Xiomara Quintanilla, de 26 años, tenía siete meses de embarazo cuando llegó a la frontera cerca de McAllen, Texas, con sus dos hijos pequeños: Brianna, de 3 años, y Dylan, de 1 año. La familia había huido de El Salvador, cruzado el río Bravo y solicitado asilo. Había gastado 9000 dólares en el viaje de quince días para pagar a los traficantes de personas a lo largo de todo el trayecto.

En ese momento, las autoridades de inmigración casi siempre separaban a las familias en la frontera, pero Quintanilla decidió asumir el riesgo de viajar cuando su embarazo ya estaba muy avanzado y de la posibilidad de que la separaran de sus hijos. “Vine por miedo a la inseguridad y a las pandillas que hay en El Salvador”, comentó. “Allá no hay empleo. Tengo que pensar en el futuro de mis hijos”.

En el campamento de Matamoros, donde se alojó Griselda al principio, Gabriela María Hernández Méndez, de 25 años, estaba esperando, junto con sus dos hijos, su permiso para ingresar a Estados Unidos como solicitante de asilo. Tenía seis meses de embarazo de su tercer hijo.

Gabriela había viajado desde Choluteca, Honduras, y estaba pasando el embarazo en unas condiciones de purgatorio.
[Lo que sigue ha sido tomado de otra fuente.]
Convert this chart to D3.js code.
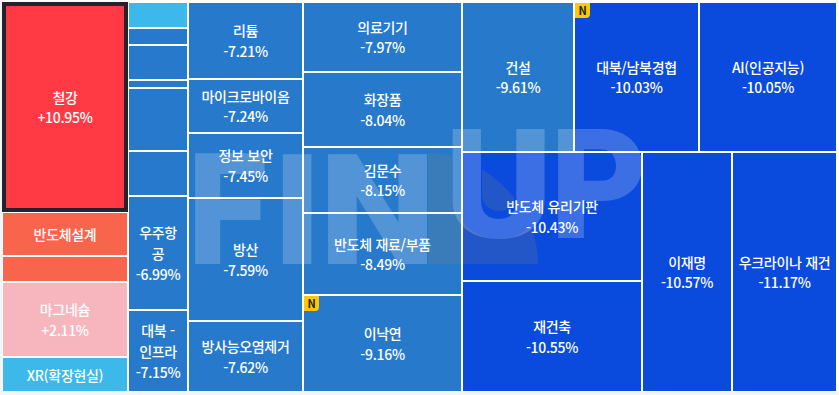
<!DOCTYPE html>
<html lang="ko">
<head>
<meta charset="utf-8">
<script src="https://cdn.jsdelivr.net/npm/d3@7/dist/d3.min.js"></script>
<style>
html,body{margin:0;padding:0;background:#f4f5fb;overflow:hidden}
svg{display:block}
.lbl{font-family:"Noto Sans CJK KR","Noto Sans",sans-serif;font-size:14px;letter-spacing:-0.3px;fill:#fff;text-anchor:middle;font-weight:500}
.mark{font-family:"Noto Sans CJK KR",sans-serif;font-size:11px;font-weight:700;fill:#222;text-anchor:middle}
.wm{font-family:Roboto,sans-serif;font-weight:900;fill:#fff;fill-opacity:.2}
</style>
</head>
<body>
<svg id="chart" width="839" height="395"></svg>
<script>
// ---- data ----
const themes = ["철강","반도체설계","","마그네슘","XR(확장현실)",
  "","","","","","","우주항공","대북 - 인프라",
  "리튬","마이크로바이옴","정보 보안","방산","방사능오염제거",
  "의료기기","화장품","김문수","반도체 재료/부품","이낙연",
  "건설","대북/남북경협","AI(인공지능)",
  "반도체 유리기판","재건축","이재명","우크라이나 재건"];
const changes = ["+10.95%",null,null,"+2.11%",null,
  null,null,null,null,null,null,"-6.99%","-7.15%",
  "-7.21%","-7.24%","-7.45%","-7.59%","-7.62%",
  "-7.97%","-8.04%","-8.15%","-8.49%","-9.16%",
  "-9.61%","-10.03%","-10.05%",
  "-10.43%","-10.55%","-10.57%","-11.17%"];
const weights = [26460,5544,3276,9450,4410,
  1560,1020,2100,480,3780,2700,6840,4920,
  8855,6210,7475,14145,8165,
  11130,11925,10494,13038,15423,
  16800,18750,20700,
  23220,19980,21600,25200];
const tones = ["red","coral","coral","pink","sky",
  "sky","mid","mid","mid","mid","mid","mid","mid",
  "mid","mid","mid","mid","mid",
  "mid","mid","mid","mid","mid",
  "mid","deep","deep",
  "deep","deep","deep","deep"];
const newFlags = ["이낙연","대북/남북경협"];
const selected = ["철강"];
// nesting of the treemap, as indexes into the arrays above
const layoutTree = [
  [0,1,2,3,4],
  [5,6,7,8,9,10,11,12],
  [13,14,15,16,17],
  [18,19,20,21,22],
  [[23,24,25],[[26,27],28,29]]
];
const logoLetters = ["F","I","N","U","P"];

// ---- layout ----
const toNode = t => Array.isArray(t)
  ? {children:t.map(toNode)}
  : {name:themes[t],change:changes[t],value:weights[t],tone:tones[t]};
const root = d3.hierarchy(toNode(layoutTree)).sum(d=>d.value||0);
const alternate = (node,x0,y0,x1,y1)=>
  (node.depth%2===0?d3.treemapDice:d3.treemapSlice)(node,x0,y0,x1,y1);
d3.treemap().tile(alternate).size([833,388]).paddingInner(2)(root);

const colour = d3.scaleOrdinal()
  .domain(["red","coral","pink","sky","mid","deep"])
  .range(["#ff3a45","#f9654c","#f7b6be","#3cb9ea","#277acb","#0a4bdd"]);

const svg = d3.select("#chart");
svg.append("rect").attr("width",839).attr("height",395).attr("fill","#f4f5fb");
svg.append("rect").attr("x",2).attr("y",0).attr("width",837).attr("height",392).attr("fill","#fff");
const g = svg.append("g").attr("transform","translate(3,3)");
const leaves = root.leaves();

g.selectAll("rect.cell").data(leaves).join("rect").attr("class","cell")
  .attr("x",d=>d.x0).attr("y",d=>d.y0)
  .attr("width",d=>d.x1-d.x0).attr("height",d=>d.y1-d.y0)
  .attr("fill",d=>colour(d.data.tone));

// watermark, confined to the cells
const clip = svg.append("clipPath").attr("id","cells");
clip.selectAll("rect").data(leaves).join("rect")
  .attr("x",d=>d.x0+3).attr("y",d=>d.y0+3)
  .attr("width",d=>d.x1-d.x0).attr("height",d=>d.y1-d.y0);
const wm = svg.append("g").attr("clip-path","url(#cells)");
const boxes = [[195,153,265,264],[282,153,312,264],[328,153,428,264],[452,129,545,239],[558,129,642,239]];
const ctx = document.createElement("canvas").getContext("2d");
ctx.font = '900 150px Roboto';
const letterTransform = (ch,b)=>{
  const m = ctx.measureText(ch);
  const inkW = m.actualBoundingBoxRight+m.actualBoundingBoxLeft;
  const inkH = m.actualBoundingBoxAscent+m.actualBoundingBoxDescent;
  const sx=(b[2]-b[0])/inkW, sy=(b[3]-b[1])/inkH;
  return `translate(${b[0]+m.actualBoundingBoxLeft*sx},${b[3]-m.actualBoundingBoxDescent*sy}) scale(${sx},${sy})`;
};
// the darker swoosh lies behind the letters, so the U cuts it out
const mask = svg.append("mask").attr("id","noU").attr("maskUnits","userSpaceOnUse")
  .attr("x",0).attr("y",0).attr("width",839).attr("height",395);
mask.append("rect").attr("width",839).attr("height",395).attr("fill","#fff");
mask.append("path").attr("fill","#000")
  .attr("d","M452 129H482V195A16.5 16 0 0 0 515 195V129H545V192A46.5 47 0 0 1 452 192Z");
wm.append("path")
  .attr("d","M428 264V153C478 153 538 200 538 264Z")
  .attr("mask","url(#noU)")
  .attr("fill","#80807a").attr("fill-opacity",.22);
logoLetters.forEach((ch,i)=>{
  wm.append("text").attr("class","wm").attr("font-size",150)
    .attr("transform",letterTransform(ch,boxes[i]))
    .text(ch);
});

// frame around the selected cell
g.selectAll("rect.sel").data(leaves.filter(d=>selected.includes(d.data.name))).join("rect")
  .attr("class","sel").attr("fill","none").attr("stroke","#222429").attr("stroke-width",4)
  .attr("x",d=>d.x0+1).attr("y",d=>d.y0+1)
  .attr("width",d=>d.x1-d.x0-2).attr("height",d=>d.y1-d.y0-2);

// labels
ctx.font = '500 14px "Noto Sans CJK KR"';
const lineH = 20.7;
function wrap(s,w){
  const out=[];let cur="";
  const fits=t=>ctx.measureText(t).width-0.3*t.length<=w;
  s.split(" ").forEach(word=>{
    const trial=cur?cur+" "+word:word;
    if(fits(trial)){cur=trial;return;}
    if(cur){out.push(cur);cur="";}
    for(const c of word){
      if(fits(cur+c))cur+=c; else {out.push(cur);cur=c;}
    }
  });
  if(cur)out.push(cur);
  return out;
}
leaves.filter(d=>d.data.name).forEach(d=>{
  const lines=wrap(d.data.name,d.x1-d.x0-10);
  if(d.data.change)lines.push(d.data.change);
  const cx=(d.x0+d.x1)/2, cy=(d.y0+d.y1)/2;
  const t=g.append("text").attr("class","lbl");
  lines.forEach((l,i)=>{
    t.append("tspan").attr("x",cx)
     .attr("y",cy+(i-(lines.length-1)/2)*lineH+6).text(l);
  });
});

// "N" badges
const badge = g.selectAll("g.badge").data(leaves.filter(d=>newFlags.includes(d.data.name))).join("g")
  .attr("class","badge").attr("transform",d=>`translate(${d.x0},${d.y0})`);
badge.append("path").attr("d","M0 0H15V11A4 4 0 0 1 11 15H0Z").attr("fill","#ffc800");
badge.append("text").attr("class","mark").attr("x",7.5).attr("y",11.5).text("N");
</script>
</body>
</html>
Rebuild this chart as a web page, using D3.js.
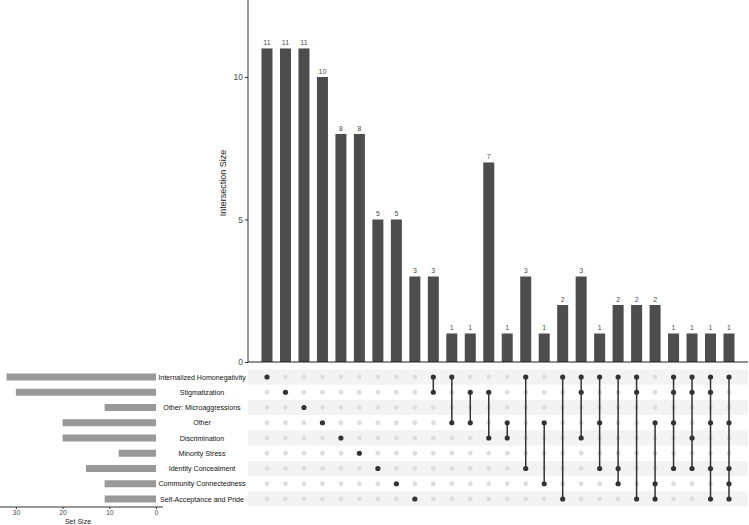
<!DOCTYPE html>
<html>
<head>
<meta charset="utf-8">
<script src="https://cdn.jsdelivr.net/npm/d3@7"></script>
<style>
  body { margin: 0; background: #fff; }
  text { font-family: "Liberation Sans", Arial, sans-serif; }
</style>
</head>
<body>
<div id="chart"></div>
<script>
// sets, top to bottom in the matrix
const setNames = [
  'Internalized Homonegativity', 'Stigmatization', 'Other: Microaggressions',
  'Other', 'Discrimination', 'Minority Stress', 'Identity Concealment',
  'Community Connectedness', 'Self-Acceptance and Pride'
];
const setSizes = [32, 30, 11, 20, 20, 8, 15, 11, 11];

// intersections, left to right: member set indices and sizes
const interMembers = [
  [0], [1], [2], [3], [4], [5], [6], [7], [8],
  [0, 1], [0, 3], [1, 3], [1, 4], [3, 4], [0, 6], [3, 7], [0, 8],
  [0, 1, 4], [0, 3, 6], [0, 6, 7], [0, 1, 8], [3, 7, 8],
  [0, 1, 3, 6], [0, 1, 4, 6], [0, 1, 3, 6, 8], [0, 3, 6, 7, 8]
];
const interSizes = [11, 11, 11, 10, 8, 8, 5, 5, 3, 3, 1, 1, 7, 1, 3, 1, 2, 3, 1, 2, 2, 2, 1, 1, 1, 1];
const yTicks = [0, 5, 10];
const setTicks = [30, 20, 10, 0];

const W = 749, H = 525;
const svg = d3.select('#chart').append('svg').attr('width', W).attr('height', H);

const idx = d3.range(interSizes.length);
let x = d3.scalePoint().domain(idx).range([267, 729]);

// top: intersection size bars
let y = d3.scaleLinear().domain([0, 12.7]).range([362, 0]);
let barW = 11;

svg.append('g').selectAll('rect').data(idx).join('rect')
  .attr('x', i => x(i) - barW / 2)
  .attr('y', i => y(interSizes[i]))
  .attr('width', barW)
  .attr('height', i => y(0) - y(interSizes[i]))
  .attr('fill', '#4d4d4d');

svg.append('g').selectAll('text').data(idx).join('text')
  .attr('x', i => x(i))
  .attr('y', i => y(interSizes[i]) - 3)
  .attr('text-anchor', 'middle')
  .attr('font-size', 7)
  .attr('fill', '#4d4d4d')
  .text(i => interSizes[i]);

let yAxis = svg.append('g').attr('transform', 'translate(248,0)')
  .call(d3.axisLeft(y).tickValues(yTicks).tickSize(3).tickPadding(2));
yAxis.select('.domain').attr('d', 'M0,0V362').attr('stroke', '#333');
yAxis.selectAll('.tick line').attr('stroke', '#333');
yAxis.selectAll('.tick text').attr('font-size', 8.5).attr('fill', '#4d4d4d')
  .attr('font-family', '"Liberation Sans", Arial, sans-serif');

svg.append('line').attr('x1', 248).attr('x2', 748).attr('y1', 362).attr('y2', 362)
  .attr('stroke', '#222').attr('stroke-width', 1.2);

svg.append('text')
  .attr('transform', 'translate(226,183) rotate(-90)')
  .attr('text-anchor', 'middle')
  .attr('font-size', 9)
  .attr('fill', '#222')
  .text('Intersection Size');

// matrix
let rowY = d3.scalePoint().domain(d3.range(setNames.length)).range([377, 499]);
let rowH = 15.25;

svg.append('g').selectAll('rect').data(d3.range(setNames.length).filter(r => r % 2 === 0)).join('rect')
  .attr('x', 248).attr('width', 500)
  .attr('y', r => rowY(r) - rowH / 2).attr('height', rowH)
  .attr('fill', '#f3f3f3');

let cells = [];
idx.forEach(i => setNames.forEach((s, r) => cells.push({i, r, on: interMembers[i].includes(r)})));

svg.append('g').selectAll('circle').data(cells.filter(c => !c.on)).join('circle')
  .attr('cx', c => x(c.i)).attr('cy', c => rowY(c.r)).attr('r', 2.4)
  .attr('fill', '#dedede');

svg.append('g').selectAll('line').data(idx.filter(i => interMembers[i].length > 1)).join('line')
  .attr('x1', i => x(i)).attr('x2', i => x(i))
  .attr('y1', i => rowY(d3.min(interMembers[i])))
  .attr('y2', i => rowY(d3.max(interMembers[i])))
  .attr('stroke', '#333').attr('stroke-width', 1.5);

svg.append('g').selectAll('circle').data(cells.filter(c => c.on)).join('circle')
  .attr('cx', c => x(c.i)).attr('cy', c => rowY(c.r)).attr('r', 2.6)
  .attr('fill', '#333');

// set labels
svg.append('g').selectAll('text').data(setNames).join('text')
  .attr('x', 202)
  .attr('y', (d, r) => rowY(r) + 2.6)
  .attr('text-anchor', 'middle')
  .attr('font-size', 7.1)
  .attr('fill', '#111')
  .text(d => d);

// left: set size bars
let xs = d3.scaleLinear().domain([33.4, -1.5]).range([0, 163]);
let setBarH = 7;

svg.append('g').selectAll('rect').data(setSizes).join('rect')
  .attr('x', d => xs(d))
  .attr('y', (d, r) => rowY(r) - setBarH / 2)
  .attr('width', d => xs(0) - xs(d))
  .attr('height', setBarH)
  .attr('fill', '#999');

let sAxis = svg.append('g').attr('transform', 'translate(0,507)')
  .call(d3.axisBottom(xs).tickValues(setTicks).tickSize(2).tickPadding(1.5));
sAxis.select('.domain').attr('d', 'M0,0H163').attr('stroke', '#333');
sAxis.selectAll('.tick line').attr('stroke', '#333');
sAxis.selectAll('.tick text').attr('font-size', 7).attr('fill', '#4d4d4d')
  .attr('font-family', '"Liberation Sans", Arial, sans-serif');

svg.append('text')
  .attr('x', 78).attr('y', 524)
  .attr('text-anchor', 'middle')
  .attr('font-size', 7)
  .attr('fill', '#222')
  .text('Set Size');
</script>
</body>
</html>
Una comadrona le había practicado un examen prenatal en el edificio de aduanas de Matamoros, pero no tenía idea lo que sucedería con su familia cada vez más grande.

“Me preocupan mis hijos”, afirmó. “¿Qué tal si se enferman? ¿Dónde dormiremos? ¿Dónde comeremos?”.

Entre los cientos de mujeres solicitantes de asilo que esperaban en el campamento de Matamoros para presentar sus solicitudes en Estados Unidos, más de una docena estaban esperando un hijo, como Gabriela. Muchas habían estado viviendo ahí durante meses, con pocas posibilidades de regresar a casa, ya fuera porque se habían quedado sin dinero o porque era mucho más peligroso el lugar de donde venían.

Las condiciones en el campamento eran lamentables, en ocasiones se congelaban por la noche y se sofocaban de calor durante el día. En el verano hubo un brote de coronavirus.

Algunas de las embarazadas, como Griselda, habían logrado encontrar lugar en un albergue, con camas calientes y protección de la intemperie.

Sin embargo, algunas de las mujeres se han cansado de esperar y han intentado cruzar el río. Unas cuantas tienen la suerte de ser recogidas por los agentes de la Patrulla Fronteriza y luego ser liberadas en un refugio para migrantes en Estados Unidos.

Pero para muchas otras, la resolución es breve y cruda: un viaje de regreso a México en autobús.